** Start GIVEN DATA **

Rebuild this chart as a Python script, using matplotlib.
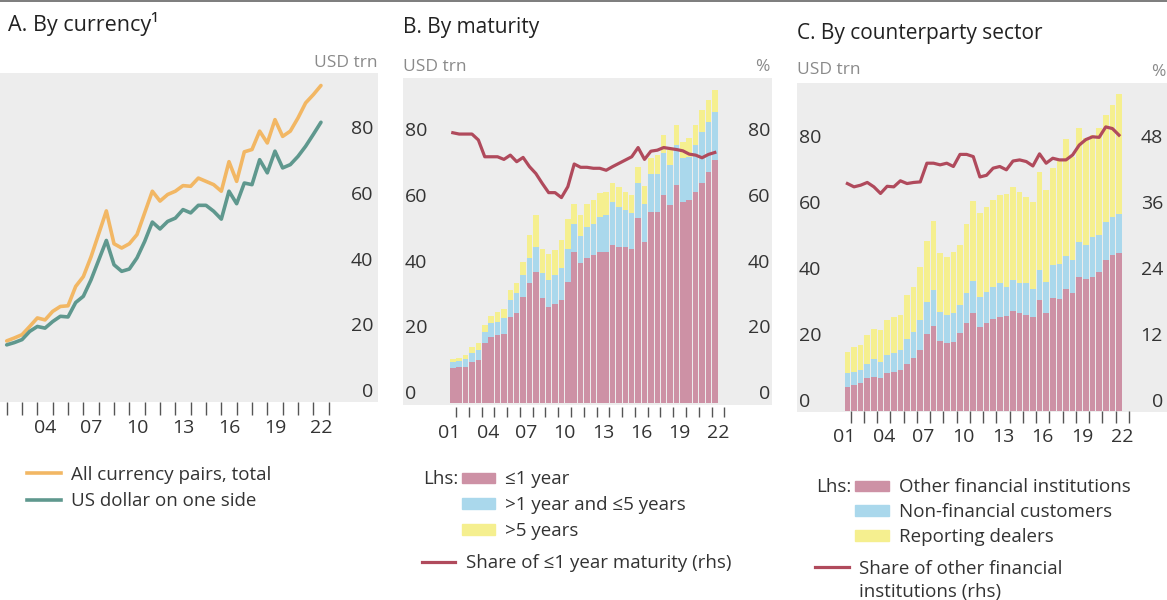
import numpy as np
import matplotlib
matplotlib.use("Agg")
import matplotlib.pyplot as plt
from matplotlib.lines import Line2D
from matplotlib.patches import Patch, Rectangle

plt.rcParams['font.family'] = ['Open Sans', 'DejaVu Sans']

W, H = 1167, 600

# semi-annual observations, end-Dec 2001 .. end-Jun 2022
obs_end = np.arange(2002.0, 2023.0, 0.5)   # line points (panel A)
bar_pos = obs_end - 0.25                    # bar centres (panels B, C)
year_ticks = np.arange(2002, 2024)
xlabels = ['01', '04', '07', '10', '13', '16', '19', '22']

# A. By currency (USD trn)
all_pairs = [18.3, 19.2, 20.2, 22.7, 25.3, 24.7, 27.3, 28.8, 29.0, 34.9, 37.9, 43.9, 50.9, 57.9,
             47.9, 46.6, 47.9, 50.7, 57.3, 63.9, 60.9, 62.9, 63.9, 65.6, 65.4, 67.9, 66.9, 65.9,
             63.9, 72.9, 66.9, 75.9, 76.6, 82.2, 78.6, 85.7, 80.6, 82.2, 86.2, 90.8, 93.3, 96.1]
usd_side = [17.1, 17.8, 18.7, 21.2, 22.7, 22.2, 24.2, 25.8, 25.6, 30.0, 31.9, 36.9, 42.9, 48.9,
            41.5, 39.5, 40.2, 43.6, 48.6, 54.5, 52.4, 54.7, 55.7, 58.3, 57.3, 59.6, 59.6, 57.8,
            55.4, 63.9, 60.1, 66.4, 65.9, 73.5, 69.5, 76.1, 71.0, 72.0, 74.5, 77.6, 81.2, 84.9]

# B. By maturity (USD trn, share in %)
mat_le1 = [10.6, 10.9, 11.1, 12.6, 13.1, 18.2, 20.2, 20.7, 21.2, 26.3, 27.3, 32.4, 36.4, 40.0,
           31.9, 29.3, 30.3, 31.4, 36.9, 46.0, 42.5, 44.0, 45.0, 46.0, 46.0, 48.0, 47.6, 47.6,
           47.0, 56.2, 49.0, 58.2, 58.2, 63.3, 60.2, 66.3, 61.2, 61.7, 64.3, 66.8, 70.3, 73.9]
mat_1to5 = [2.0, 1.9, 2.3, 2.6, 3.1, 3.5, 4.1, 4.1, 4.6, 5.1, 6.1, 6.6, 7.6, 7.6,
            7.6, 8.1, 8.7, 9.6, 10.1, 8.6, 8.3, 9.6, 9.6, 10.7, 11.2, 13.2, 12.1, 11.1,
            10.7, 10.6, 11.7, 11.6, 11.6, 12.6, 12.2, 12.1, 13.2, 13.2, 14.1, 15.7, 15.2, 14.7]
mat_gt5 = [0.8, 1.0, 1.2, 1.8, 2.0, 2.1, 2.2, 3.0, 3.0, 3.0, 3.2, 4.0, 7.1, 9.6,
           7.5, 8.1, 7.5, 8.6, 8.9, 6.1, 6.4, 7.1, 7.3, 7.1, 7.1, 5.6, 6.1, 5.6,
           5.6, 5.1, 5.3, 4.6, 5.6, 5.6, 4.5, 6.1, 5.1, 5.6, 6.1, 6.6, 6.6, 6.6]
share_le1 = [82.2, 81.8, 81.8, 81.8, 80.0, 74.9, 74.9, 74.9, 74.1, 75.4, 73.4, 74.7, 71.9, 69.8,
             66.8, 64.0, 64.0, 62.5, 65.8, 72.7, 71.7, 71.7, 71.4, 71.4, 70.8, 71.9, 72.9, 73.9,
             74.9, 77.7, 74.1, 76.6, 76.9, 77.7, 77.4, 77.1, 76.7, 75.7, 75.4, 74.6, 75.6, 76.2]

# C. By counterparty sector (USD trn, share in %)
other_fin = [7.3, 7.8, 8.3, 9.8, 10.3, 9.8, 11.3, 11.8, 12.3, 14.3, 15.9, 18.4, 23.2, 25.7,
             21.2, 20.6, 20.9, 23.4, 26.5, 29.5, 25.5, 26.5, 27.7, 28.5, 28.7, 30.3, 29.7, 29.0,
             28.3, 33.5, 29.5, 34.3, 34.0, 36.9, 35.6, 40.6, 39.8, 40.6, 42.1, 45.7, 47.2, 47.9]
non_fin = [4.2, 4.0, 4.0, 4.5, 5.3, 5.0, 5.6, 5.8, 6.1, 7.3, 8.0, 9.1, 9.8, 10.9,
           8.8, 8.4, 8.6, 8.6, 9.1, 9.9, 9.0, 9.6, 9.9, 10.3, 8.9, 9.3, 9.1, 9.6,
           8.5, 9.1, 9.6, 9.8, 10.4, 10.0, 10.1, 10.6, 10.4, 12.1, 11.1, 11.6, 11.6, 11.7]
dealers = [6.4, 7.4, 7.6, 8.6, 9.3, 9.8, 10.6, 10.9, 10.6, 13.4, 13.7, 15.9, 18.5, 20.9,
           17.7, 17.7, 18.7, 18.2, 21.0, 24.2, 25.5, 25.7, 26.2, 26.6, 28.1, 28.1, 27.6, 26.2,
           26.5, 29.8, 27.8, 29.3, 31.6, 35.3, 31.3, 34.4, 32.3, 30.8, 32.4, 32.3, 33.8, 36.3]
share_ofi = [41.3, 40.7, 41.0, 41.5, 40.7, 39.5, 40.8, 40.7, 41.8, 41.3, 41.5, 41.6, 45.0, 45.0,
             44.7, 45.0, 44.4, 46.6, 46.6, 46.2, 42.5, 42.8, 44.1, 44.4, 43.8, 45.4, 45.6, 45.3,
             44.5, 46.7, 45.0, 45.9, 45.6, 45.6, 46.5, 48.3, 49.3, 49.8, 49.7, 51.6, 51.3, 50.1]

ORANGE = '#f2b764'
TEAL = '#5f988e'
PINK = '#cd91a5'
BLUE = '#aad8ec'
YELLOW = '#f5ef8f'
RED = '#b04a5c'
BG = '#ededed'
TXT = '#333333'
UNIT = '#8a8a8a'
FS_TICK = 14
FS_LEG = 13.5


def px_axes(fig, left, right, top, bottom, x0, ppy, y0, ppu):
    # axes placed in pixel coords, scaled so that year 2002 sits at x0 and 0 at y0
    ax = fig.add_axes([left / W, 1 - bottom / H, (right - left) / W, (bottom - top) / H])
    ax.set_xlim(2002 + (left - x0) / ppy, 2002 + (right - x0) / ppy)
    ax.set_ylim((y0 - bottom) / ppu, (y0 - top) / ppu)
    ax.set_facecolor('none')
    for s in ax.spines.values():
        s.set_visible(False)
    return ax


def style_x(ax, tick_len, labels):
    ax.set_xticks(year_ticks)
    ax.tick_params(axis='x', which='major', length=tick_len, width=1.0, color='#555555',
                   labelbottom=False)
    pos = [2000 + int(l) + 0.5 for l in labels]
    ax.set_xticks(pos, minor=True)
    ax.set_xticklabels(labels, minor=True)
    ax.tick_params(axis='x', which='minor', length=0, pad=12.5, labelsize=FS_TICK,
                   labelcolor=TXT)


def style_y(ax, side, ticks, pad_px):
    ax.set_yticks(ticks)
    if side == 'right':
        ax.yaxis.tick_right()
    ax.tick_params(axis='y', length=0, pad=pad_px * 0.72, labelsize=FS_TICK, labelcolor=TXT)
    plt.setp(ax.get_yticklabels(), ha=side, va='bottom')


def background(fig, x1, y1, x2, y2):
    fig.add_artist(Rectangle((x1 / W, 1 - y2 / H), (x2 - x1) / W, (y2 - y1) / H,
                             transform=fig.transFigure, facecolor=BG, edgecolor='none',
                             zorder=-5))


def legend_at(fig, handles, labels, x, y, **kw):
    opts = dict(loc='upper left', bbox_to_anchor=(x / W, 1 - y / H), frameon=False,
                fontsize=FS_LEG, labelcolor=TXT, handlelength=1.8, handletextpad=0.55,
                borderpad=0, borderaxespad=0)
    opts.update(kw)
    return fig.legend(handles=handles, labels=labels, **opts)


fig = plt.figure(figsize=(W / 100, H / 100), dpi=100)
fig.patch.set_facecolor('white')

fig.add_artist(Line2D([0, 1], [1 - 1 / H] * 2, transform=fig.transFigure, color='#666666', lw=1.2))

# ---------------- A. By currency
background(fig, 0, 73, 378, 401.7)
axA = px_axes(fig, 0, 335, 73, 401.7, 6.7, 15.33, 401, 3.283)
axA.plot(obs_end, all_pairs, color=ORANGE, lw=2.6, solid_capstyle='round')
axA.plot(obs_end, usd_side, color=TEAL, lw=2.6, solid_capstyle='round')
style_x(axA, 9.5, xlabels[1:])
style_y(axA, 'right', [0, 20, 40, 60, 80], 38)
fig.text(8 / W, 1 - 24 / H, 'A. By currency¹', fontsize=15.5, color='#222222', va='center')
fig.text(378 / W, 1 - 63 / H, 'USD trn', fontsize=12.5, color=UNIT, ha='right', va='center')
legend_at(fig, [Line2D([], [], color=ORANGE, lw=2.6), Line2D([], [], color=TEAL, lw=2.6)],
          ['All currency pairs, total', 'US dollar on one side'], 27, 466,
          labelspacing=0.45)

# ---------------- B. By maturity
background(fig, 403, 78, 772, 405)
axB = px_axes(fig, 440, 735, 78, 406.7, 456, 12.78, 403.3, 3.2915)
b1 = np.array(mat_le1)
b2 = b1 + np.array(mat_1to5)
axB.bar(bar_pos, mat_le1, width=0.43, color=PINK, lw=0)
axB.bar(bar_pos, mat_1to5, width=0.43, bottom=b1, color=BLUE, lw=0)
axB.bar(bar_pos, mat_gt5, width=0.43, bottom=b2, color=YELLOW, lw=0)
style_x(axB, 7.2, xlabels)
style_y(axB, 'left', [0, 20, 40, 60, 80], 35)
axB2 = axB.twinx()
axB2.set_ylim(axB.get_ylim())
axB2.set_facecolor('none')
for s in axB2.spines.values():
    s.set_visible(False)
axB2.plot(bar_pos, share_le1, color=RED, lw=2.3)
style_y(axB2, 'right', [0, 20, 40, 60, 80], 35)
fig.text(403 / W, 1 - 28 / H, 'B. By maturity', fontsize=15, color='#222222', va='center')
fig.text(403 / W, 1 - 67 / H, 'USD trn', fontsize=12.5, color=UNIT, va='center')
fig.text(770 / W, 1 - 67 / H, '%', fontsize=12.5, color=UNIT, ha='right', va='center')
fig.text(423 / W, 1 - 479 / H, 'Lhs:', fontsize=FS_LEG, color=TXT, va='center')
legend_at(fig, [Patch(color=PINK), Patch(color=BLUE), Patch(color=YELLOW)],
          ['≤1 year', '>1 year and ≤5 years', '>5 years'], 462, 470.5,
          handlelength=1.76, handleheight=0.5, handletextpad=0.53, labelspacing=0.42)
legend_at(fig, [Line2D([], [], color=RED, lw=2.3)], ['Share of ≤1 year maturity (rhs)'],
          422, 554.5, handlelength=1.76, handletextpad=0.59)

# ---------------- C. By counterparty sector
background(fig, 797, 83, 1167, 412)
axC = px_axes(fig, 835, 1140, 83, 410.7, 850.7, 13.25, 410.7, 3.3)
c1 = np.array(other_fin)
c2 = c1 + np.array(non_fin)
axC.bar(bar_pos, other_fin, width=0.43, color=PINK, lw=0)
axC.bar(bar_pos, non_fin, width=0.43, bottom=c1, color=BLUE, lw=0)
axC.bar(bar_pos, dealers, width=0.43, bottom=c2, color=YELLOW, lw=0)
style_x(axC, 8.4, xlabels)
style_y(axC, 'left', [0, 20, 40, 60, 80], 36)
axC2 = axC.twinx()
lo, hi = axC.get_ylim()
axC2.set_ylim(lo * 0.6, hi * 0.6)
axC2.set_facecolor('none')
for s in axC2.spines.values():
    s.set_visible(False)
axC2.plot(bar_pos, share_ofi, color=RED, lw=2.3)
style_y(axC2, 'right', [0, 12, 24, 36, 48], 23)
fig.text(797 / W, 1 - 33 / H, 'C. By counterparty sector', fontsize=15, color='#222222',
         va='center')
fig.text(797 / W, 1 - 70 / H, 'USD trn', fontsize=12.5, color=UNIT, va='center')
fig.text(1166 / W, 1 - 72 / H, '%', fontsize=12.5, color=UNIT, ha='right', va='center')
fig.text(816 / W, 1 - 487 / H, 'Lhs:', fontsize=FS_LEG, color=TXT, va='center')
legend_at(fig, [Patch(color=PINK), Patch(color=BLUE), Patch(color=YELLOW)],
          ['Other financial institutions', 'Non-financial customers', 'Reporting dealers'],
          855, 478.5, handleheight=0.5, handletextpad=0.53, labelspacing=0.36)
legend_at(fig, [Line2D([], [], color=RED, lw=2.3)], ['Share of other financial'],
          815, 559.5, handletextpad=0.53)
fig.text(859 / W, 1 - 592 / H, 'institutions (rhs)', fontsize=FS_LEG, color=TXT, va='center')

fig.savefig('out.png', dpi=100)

** End GIVEN DATA **

__DO THIS__: Begin at the top of the material above and output each line exactly, stopping after the line that holds "W, H = 1167, 600". Leave out pictures.

__THE ANSWER__:
Rebuild this chart as a Python script, using matplotlib.
import numpy as np
import matplotlib
matplotlib.use("Agg")
import matplotlib.pyplot as plt
from matplotlib.lines import Line2D
from matplotlib.patches import Patch, Rectangle

plt.rcParams['font.family'] = ['Open Sans', 'DejaVu Sans']

W, H = 1167, 600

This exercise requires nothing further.